Start of Input rows

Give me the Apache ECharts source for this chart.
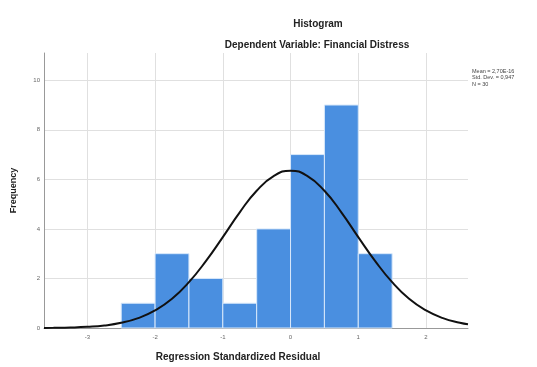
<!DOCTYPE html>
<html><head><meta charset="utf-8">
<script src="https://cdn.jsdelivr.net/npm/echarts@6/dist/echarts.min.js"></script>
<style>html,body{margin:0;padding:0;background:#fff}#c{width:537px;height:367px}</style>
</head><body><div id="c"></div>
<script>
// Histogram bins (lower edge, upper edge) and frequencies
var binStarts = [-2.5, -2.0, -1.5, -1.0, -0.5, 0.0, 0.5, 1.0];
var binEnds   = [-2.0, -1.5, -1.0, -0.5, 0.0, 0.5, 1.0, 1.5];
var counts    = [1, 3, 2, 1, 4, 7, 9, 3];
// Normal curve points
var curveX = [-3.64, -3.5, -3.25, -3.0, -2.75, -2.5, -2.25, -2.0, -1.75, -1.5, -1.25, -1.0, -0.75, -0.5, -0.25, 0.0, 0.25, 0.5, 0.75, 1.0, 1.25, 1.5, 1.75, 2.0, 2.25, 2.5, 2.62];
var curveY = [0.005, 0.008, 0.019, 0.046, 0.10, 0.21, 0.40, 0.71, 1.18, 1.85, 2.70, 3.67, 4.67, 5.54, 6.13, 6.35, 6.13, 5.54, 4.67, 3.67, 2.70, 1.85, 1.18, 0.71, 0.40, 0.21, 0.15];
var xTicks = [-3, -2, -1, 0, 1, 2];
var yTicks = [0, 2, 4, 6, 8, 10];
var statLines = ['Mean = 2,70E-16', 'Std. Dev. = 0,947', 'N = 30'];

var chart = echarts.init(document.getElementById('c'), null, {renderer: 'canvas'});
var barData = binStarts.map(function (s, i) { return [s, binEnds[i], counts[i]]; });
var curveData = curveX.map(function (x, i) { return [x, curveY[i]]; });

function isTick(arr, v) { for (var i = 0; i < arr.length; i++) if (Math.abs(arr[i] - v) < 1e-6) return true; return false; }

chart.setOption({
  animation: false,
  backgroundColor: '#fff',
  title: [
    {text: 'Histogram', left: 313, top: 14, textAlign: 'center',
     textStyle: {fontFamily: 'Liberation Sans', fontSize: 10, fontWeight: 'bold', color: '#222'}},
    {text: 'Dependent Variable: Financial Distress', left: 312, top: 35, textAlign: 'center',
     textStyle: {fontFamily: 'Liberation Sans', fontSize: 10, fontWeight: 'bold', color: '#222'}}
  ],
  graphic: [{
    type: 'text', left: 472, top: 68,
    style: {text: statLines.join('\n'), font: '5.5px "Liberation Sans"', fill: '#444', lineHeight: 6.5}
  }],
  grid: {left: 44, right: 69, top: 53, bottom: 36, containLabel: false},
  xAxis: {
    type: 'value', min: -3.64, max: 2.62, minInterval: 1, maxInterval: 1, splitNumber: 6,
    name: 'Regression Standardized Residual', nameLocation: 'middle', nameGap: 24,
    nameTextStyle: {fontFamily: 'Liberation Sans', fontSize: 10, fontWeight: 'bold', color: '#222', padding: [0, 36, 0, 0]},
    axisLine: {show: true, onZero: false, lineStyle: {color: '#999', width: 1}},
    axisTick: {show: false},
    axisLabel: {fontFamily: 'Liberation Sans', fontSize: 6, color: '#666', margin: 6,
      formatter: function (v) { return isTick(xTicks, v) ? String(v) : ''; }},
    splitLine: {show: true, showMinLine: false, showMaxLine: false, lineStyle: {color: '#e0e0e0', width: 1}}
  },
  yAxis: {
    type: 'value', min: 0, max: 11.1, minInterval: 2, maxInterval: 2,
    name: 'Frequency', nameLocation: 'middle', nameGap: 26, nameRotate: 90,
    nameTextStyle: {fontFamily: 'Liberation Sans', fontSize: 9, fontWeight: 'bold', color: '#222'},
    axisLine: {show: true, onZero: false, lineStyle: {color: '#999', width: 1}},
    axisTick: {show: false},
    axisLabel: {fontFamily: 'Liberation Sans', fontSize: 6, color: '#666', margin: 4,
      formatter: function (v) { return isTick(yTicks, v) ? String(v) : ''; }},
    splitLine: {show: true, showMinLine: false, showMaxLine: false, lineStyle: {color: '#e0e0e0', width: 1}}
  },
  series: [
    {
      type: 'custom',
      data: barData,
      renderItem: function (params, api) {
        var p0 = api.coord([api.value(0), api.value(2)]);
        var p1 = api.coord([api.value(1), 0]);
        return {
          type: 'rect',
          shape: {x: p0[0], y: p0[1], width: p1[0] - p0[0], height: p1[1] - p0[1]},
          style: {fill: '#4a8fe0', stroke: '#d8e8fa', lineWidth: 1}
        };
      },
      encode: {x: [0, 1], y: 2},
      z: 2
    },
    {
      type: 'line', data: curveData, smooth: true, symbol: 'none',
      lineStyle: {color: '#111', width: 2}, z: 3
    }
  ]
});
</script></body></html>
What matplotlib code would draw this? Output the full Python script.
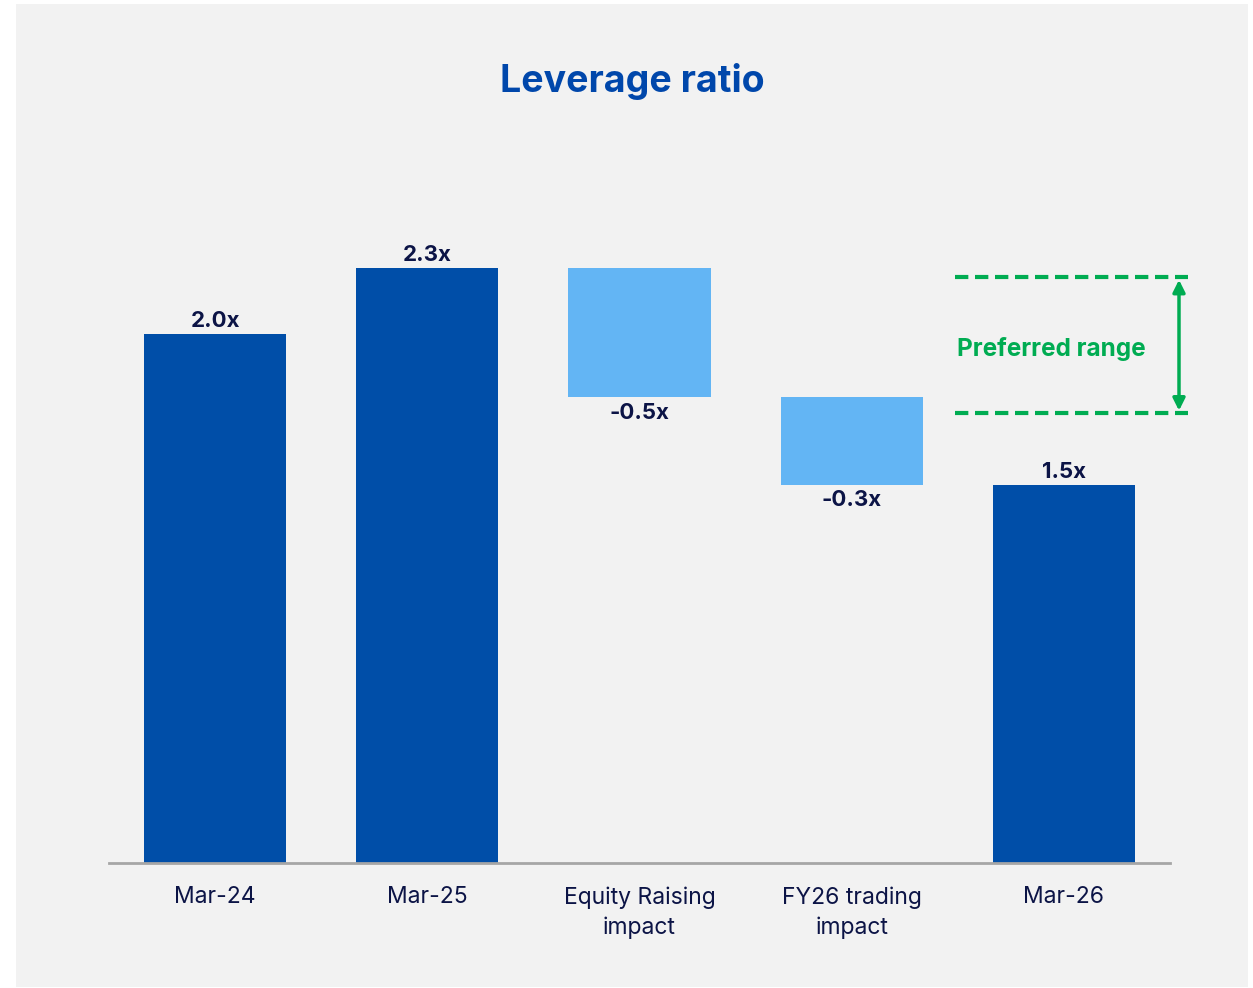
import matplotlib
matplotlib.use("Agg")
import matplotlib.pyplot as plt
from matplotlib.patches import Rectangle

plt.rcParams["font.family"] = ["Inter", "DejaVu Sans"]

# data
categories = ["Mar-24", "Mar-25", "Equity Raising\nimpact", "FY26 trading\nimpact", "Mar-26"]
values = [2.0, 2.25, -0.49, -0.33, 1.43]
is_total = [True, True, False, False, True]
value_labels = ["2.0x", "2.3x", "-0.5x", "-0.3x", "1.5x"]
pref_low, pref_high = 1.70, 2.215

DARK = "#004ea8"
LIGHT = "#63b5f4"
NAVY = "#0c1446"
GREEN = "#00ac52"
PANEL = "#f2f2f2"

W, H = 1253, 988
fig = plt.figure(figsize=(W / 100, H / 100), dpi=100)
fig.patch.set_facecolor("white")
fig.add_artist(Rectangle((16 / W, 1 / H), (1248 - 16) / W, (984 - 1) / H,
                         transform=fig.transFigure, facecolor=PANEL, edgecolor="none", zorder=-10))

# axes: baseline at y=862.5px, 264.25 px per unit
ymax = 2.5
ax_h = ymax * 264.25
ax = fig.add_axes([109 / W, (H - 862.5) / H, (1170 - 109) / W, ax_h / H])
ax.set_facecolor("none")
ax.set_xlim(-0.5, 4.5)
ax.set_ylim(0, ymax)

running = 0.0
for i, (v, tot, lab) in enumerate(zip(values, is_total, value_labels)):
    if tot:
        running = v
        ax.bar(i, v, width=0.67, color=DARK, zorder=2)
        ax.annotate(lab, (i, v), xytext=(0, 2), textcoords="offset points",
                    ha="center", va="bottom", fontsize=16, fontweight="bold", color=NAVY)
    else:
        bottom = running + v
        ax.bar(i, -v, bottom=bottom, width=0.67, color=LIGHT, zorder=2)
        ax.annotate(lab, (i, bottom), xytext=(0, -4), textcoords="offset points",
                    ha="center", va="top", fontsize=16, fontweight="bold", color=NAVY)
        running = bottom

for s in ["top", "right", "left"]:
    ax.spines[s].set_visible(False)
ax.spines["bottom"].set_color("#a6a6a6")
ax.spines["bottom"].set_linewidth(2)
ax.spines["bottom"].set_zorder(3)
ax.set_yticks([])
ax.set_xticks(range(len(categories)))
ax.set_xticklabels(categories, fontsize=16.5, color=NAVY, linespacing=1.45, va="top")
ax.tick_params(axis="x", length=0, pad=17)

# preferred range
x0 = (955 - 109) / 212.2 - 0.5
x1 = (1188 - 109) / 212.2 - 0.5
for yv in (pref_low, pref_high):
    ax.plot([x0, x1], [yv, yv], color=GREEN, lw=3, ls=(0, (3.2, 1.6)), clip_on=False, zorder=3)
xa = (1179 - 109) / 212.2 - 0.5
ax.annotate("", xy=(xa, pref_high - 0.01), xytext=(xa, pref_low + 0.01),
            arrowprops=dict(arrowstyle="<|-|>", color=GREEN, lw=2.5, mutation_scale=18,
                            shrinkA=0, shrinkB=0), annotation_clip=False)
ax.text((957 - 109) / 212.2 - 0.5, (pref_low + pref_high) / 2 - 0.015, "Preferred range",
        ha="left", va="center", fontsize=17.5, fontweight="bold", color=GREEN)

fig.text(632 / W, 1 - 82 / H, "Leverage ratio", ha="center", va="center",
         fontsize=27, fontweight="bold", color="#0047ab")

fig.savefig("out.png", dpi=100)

End of Input rows

• **Task requirements**
Count each line with "script" in it and report that figure by itself.

• **Solution to this problem**
4